- [Source material]:
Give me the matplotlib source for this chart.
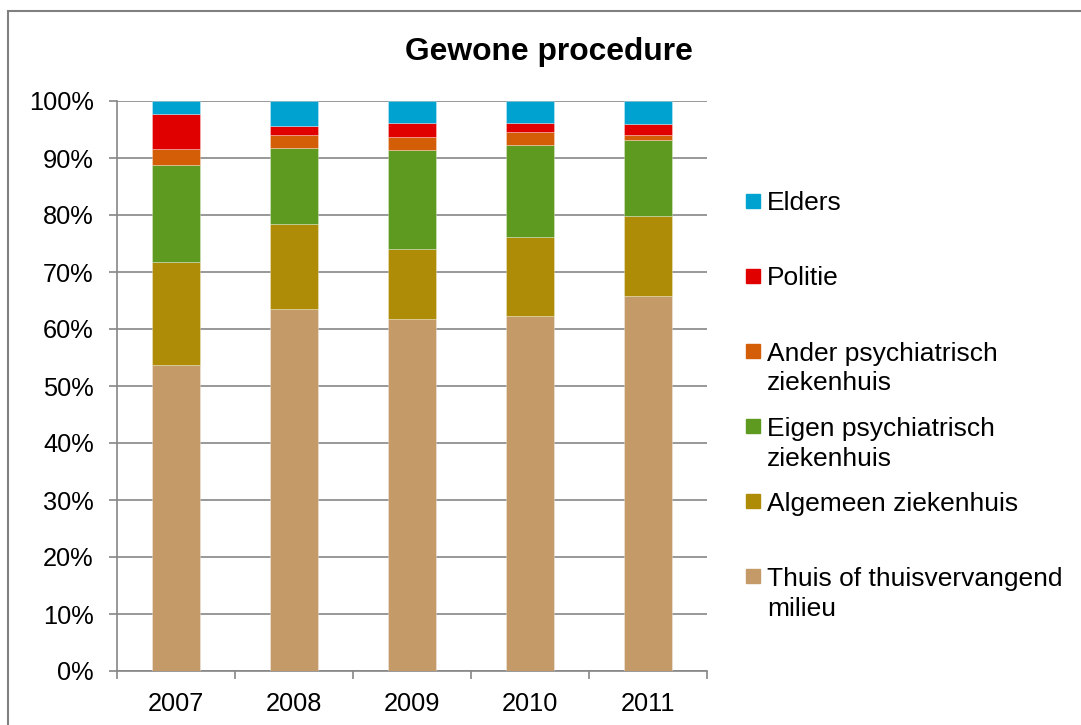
import matplotlib
matplotlib.use('Agg')
import matplotlib.pyplot as plt
from matplotlib.patches import Rectangle
from matplotlib.ticker import FuncFormatter
import numpy as np

plt.rcParams['font.family'] = ['Liberation Sans', 'DejaVu Sans']

# data (percentages)
years = ['2007', '2008', '2009', '2010', '2011']
thuis = [53.7, 63.5, 61.8, 62.3, 65.8]
algemeen = [18.0, 14.9, 12.2, 13.8, 14.0]
eigen = [17.1, 13.4, 17.4, 16.1, 13.3]
ander = [2.8, 2.2, 2.2, 2.4, 0.9]
politie = [6.1, 1.7, 2.5, 1.5, 1.9]
elders = [2.3, 4.3, 3.9, 3.9, 4.1]

series = [thuis, algemeen, eigen, ander, politie, elders]
labels = ['Thuis of thuisvervangend\nmilieu', 'Algemeen ziekenhuis',
          'Eigen psychiatrisch\nziekenhuis', 'Ander psychiatrisch\nziekenhuis',
          'Politie', 'Elders']
colors = ['#C39A68', '#AF8C07', '#5E9A1F', '#D45E07', '#E10000', '#00A3CF']

W, H = 1081, 725
fig = plt.figure(figsize=(W / 100, H / 100), dpi=100)
ax = fig.add_axes([117 / W, 1 - 671 / H, (707 - 117) / W, (671 - 101) / H])

grid_c = '#868686'
x = np.arange(len(years))
bottom = np.zeros(len(years))
for vals, col in zip(series, colors):
    ax.bar(x, vals, 0.4, bottom=bottom, color=col, edgecolor=(1, 1, 1, 0.35),
           linewidth=0.6, zorder=3)
    bottom += np.array(vals)

ax.set_xlim(-0.5, len(years) - 0.5)
ax.set_ylim(0, 100)
ax.set_yticks(range(0, 101, 10))
ax.yaxis.set_major_formatter(FuncFormatter(lambda v, p: f'{v:.0f}%'))
ax.yaxis.grid(True, color=grid_c, linewidth=1.2, zorder=0)

ax.set_xticks(np.arange(-0.5, len(years), 1.0))
ax.set_xticklabels([])
ax.set_xticks(x, minor=True)
ax.set_xticklabels(years, minor=True)
ax.tick_params(axis='x', which='major', length=5.5, width=1.2, color=grid_c,
               direction='out')
ax.tick_params(axis='x', which='minor', length=0, pad=15, labelsize=18.3)
ax.tick_params(axis='y', length=5.8, width=1.2, color=grid_c, pad=11,
               labelsize=18.3)

for s in ['top', 'right']:
    ax.spines[s].set_visible(False)
for s in ['left', 'bottom']:
    ax.spines[s].set_color(grid_c)
    ax.spines[s].set_linewidth(1.2)

fig.text(549 / W, 1 - 52 / H, 'Gewone procedure', ha='center', va='center',
         fontsize=22.9, fontweight='bold')

# legend, top entry first, each entry in an equal slot, marker on first line
leg_top = 201
leg_step = 75
line_px = 30
for i, (lab, col) in enumerate(zip(labels[::-1], colors[::-1])):
    yc = leg_top + i * leg_step
    fig.add_artist(Rectangle((746 / W, 1 - (yc + 7) / H), 14 / W, 14 / H,
                             transform=fig.transFigure, color=col))
    n_extra = lab.count('\n')
    base = yc + 9.5 + n_extra * line_px
    fig.text(767 / W, 1 - base / H, lab, ha='left', va='baseline',
             fontsize=19, linespacing=1.31)

# outer chart border
fig.add_artist(Rectangle((8 / W, -0.1), 2, 1.1 - 11 / H, transform=fig.transFigure,
                         fill=False, edgecolor='#808080', linewidth=1.5))

fig.savefig('out.png', dpi=100)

- [What you need to do]:
How many of these lines contain "chart"? Write only the number.

- [Exercise response]:
2